Universal Healthcare
It's Free for Everyone
Dr. Zimmerman Robert, not really free, 95% of taxpayers would pay a 3% tax increase, but nothing more for all their health care needs except cosmetic plastic surgery. That includes prescriptions, vision, long term care, mental health care, including addiction treatment (a boon for our society), by the care provider of your choice if they are state licensed. A bargain.
But what do we get? We get our lawmakers forcing us to pay insurers to continue to get rich off us. Go see SiCKO. And then throw out these lawmakers who are refusing to do right by us. As far as I'm concerned, there are only 78 Representatives in Congress who should be reelected in 2008. If someone ran against Peter DeFazio on a platform supporting HR 676 I would vote for that person. Any Congressperson who continues to support the health care insurance industry is aiding and abetting criminals.
We are Prey, get over it.
I've been trying to figure out the details of Ron Wyden's insurance plan. As far as I can tell, it makes no effort to curb costs, leaving that up to the market. Republicans are signing on to it, which is not reassuring.
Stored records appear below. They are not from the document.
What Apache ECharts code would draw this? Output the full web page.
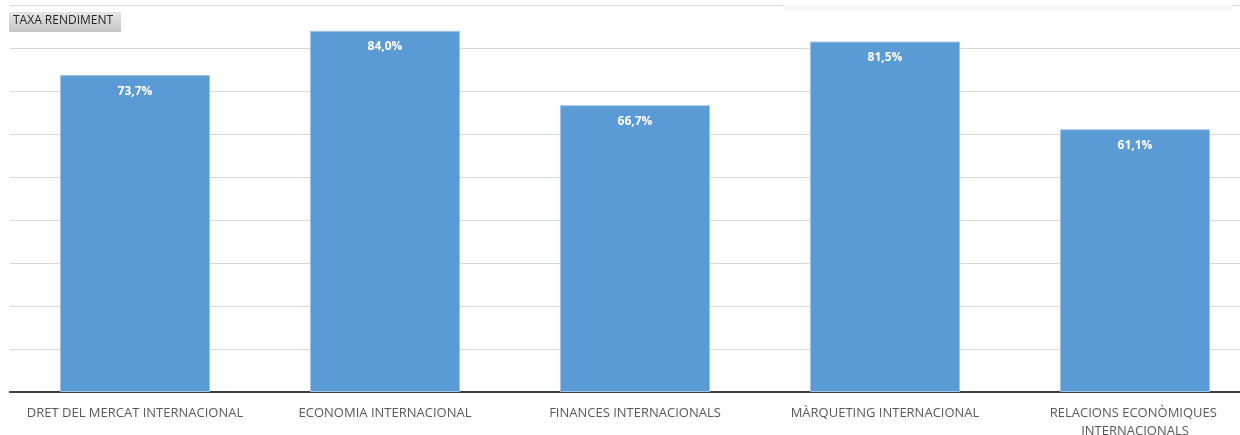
<!DOCTYPE html>
<html>
<head>
<meta charset="utf-8">
<script src="https://cdn.jsdelivr.net/npm/echarts@6/dist/echarts.min.js"></script>
<style>
html,body{margin:0;padding:0;background:#fff;}
#chart{width:1240px;height:435px;}
</style>
</head>
<body>
<div id="chart"></div>
<script>
const categories = ['DRET DEL MERCAT INTERNACIONAL', 'ECONOMIA INTERNACIONAL', 'FINANCES INTERNACIONALS', 'MÀRQUETING INTERNACIONAL', 'RELACIONS ECONÒMIQUES INTERNACIONALS'];
const rendiment = [73.7, 84.0, 66.7, 81.5, 61.1];
const filterLabel = 'TAXA RENDIMENT';

const chart = echarts.init(document.getElementById('chart'), null, {renderer: 'canvas'});
const font = '"Open Sans", "Noto Sans", sans-serif';
chart.setOption({
  animation: false,
  backgroundColor: '#ffffff',
  grid: {left: 10, width: 1250, top: 5, height: 387, containLabel: false, outerBoundsMode: 'none'},
  xAxis: {
    type: 'category',
    data: categories,
    axisLine: {show: true, lineStyle: {color: '#404040', width: 2}},
    axisTick: {show: false},
    axisLabel: {
      interval: 0, color: '#595959', fontSize: 13, fontFamily: font,
      margin: 12, width: 230, overflow: 'break', lineHeight: 18
    }
  },
  yAxis: {
    type: 'value', min: 0, max: 90, interval: 10,
    axisLine: {show: false}, axisTick: {show: false}, axisLabel: {show: false},
    splitLine: {lineStyle: {color: '#d9d9d9', width: 1}}
  },
  series: [{
    type: 'bar',
    data: rendiment,
    barWidth: '60%',
    itemStyle: {color: '#5b9bd5', borderColor: '#9fc3e7', borderWidth: 1},
    label: {
      show: true, position: 'insideTop', distance: 10,
      color: '#ffffff', fontWeight: 'bold', fontSize: 12, fontFamily: font,
      formatter: p => p.value.toFixed(1).replace('.', ',') + '%'
    }
  }],
  graphic: [
    {type: 'rect', left: 783, top: 5, shape: {width: 450, height: 6}, style: {fill: '#f7f7f7'}, z: 10},
    {type: 'group', left: 9, top: 12, z: 20, children: [
      {type: 'rect', shape: {width: 112, height: 20},
       style: {fill: new echarts.graphic.LinearGradient(0, 0, 0, 1, [{offset: 0, color: '#e6e6e6'}, {offset: 1, color: '#c4c4c4'}])}},
      {type: 'text', left: 4, top: 3, style: {text: filterLabel, fill: '#262626', fontSize: 12, fontFamily: font}}
    ]}
  ]
});
</script>
</body>
</html>
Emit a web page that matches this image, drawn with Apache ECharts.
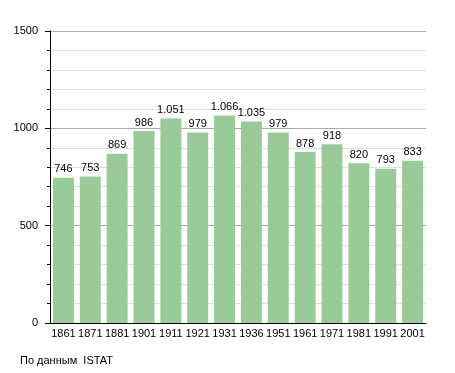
<!DOCTYPE html>
<html><head><meta charset="utf-8">
<script src="https://cdn.jsdelivr.net/npm/echarts@6/dist/echarts.min.js"></script>
<style>html,body{margin:0;padding:0;background:#fff}#c{width:455px;height:373px}</style>
</head><body><div id="c"></div>
<script>
var categories = ['1861','1871','1881','1901','1911','1921','1931','1936','1951','1961','1971','1981','1991','2001'];
var population = [746,753,869,986,1051,979,1066,1035,979,878,918,820,793,833];
var yTicks = [0,500,1000,1500];
var sourceText = 'По данным  ISTAT';

function fmt(v){ return String(v).replace(/\B(?=(\d{3})+(?!\d))/g,'.'); }
var font = 'Liberation Sans, Arial, sans-serif';
var chart = echarts.init(document.getElementById('c'), null, {renderer:'canvas'});
chart.setOption({
  animation:false,
  backgroundColor:'#fff',
  grid:{left:50,right:29,top:31,bottom:50,containLabel:false},
  graphic:[{type:'text',left:20,top:355,style:{text:sourceText,font:'11px '+font,fill:'#000'}}],
  xAxis:{type:'category',data:categories,
    axisLine:{lineStyle:{color:'#000',width:1}},
    axisTick:{show:false},
    axisLabel:{color:'#000',fontFamily:font,fontSize:11,margin:5,interval:0}},
  yAxis:{type:'value',min:yTicks[0],max:yTicks[yTicks.length-1],interval:500,
    axisLine:{show:true,lineStyle:{color:'#000',width:1}},
    axisTick:{show:true,length:5,lineStyle:{color:'#000'}},
    minorTick:{show:true,splitNumber:5,length:3,lineStyle:{color:'#000'}},
    splitLine:{show:true,lineStyle:{color:'#aaaaaa',width:1}},
    minorSplitLine:{show:true,lineStyle:{color:'#e0e0e0',width:1}},
    axisLabel:{color:'#000',fontFamily:font,fontSize:11,margin:12,formatter:function(v){return String(v);}}},
  series:[{type:'bar',data:population,barCategoryGap:'22%',
    itemStyle:{color:'#98cb98'},
    label:{show:true,position:'top',distance:3,color:'#000',fontFamily:font,fontSize:11,
      formatter:function(p){return fmt(p.value);}}}]
});
</script></body></html>
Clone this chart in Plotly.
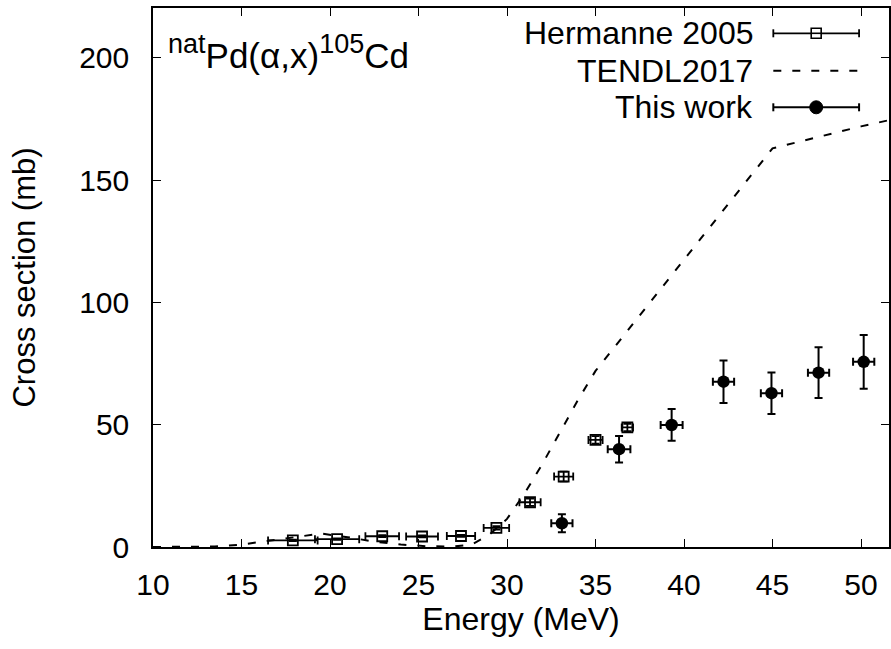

It comes with deductibles, copays, premiums, and limits such as 10 spinal manipulations a year. It is estimated to save the average person $22 a year over current plan costs (some more and some less). Whoopdeedo. It is mandatory but not available for people who qualify for Medicare. People also must choose as a primary care provider a physician or internist (what's the difference? - they're both MDs and my primary care provider is a naturopath, not included). Personally I think his plan sucks. He also presupposes that people making under $10,000/year are paying $1,300 annually in health care costs. Hell, they don't even have enough money for food, and some of them are on Medicaid anyway . It doesn't account for the fact that bringing in the uninsured will increase health care expenses because they will arrive with untreated conditions. It also somehow leaves about 1 1/2% of the population uncovered - no explanation for that. That's about 3.5 million people. I guess, not worth fussing about by Wyden. The bill itself is extremely difficult to figure out, but the Lewin Group does some breakdowns that help. But there is much that is still unclear, such as, it covers "routine" dental work, whatever that means. It also ominously talks about being able to "upgrade" the plan at people's own expense. Why should we have to want to? I'm deeply offended about a mandatory plan that tells us what we can and cannot have - talk about socialized medicine, corporate style! Give me the Conyers-Kucinich single payer system!
Another point about the Wyden plan is that while it subsidizes premiums for people below the federal poverty line and on a sliding scale up to 400% above, it doesn't offer to subsidize the deductibles and copays which are substantial for the lower income people, including paying the first $4000 for catastrophic illnesses.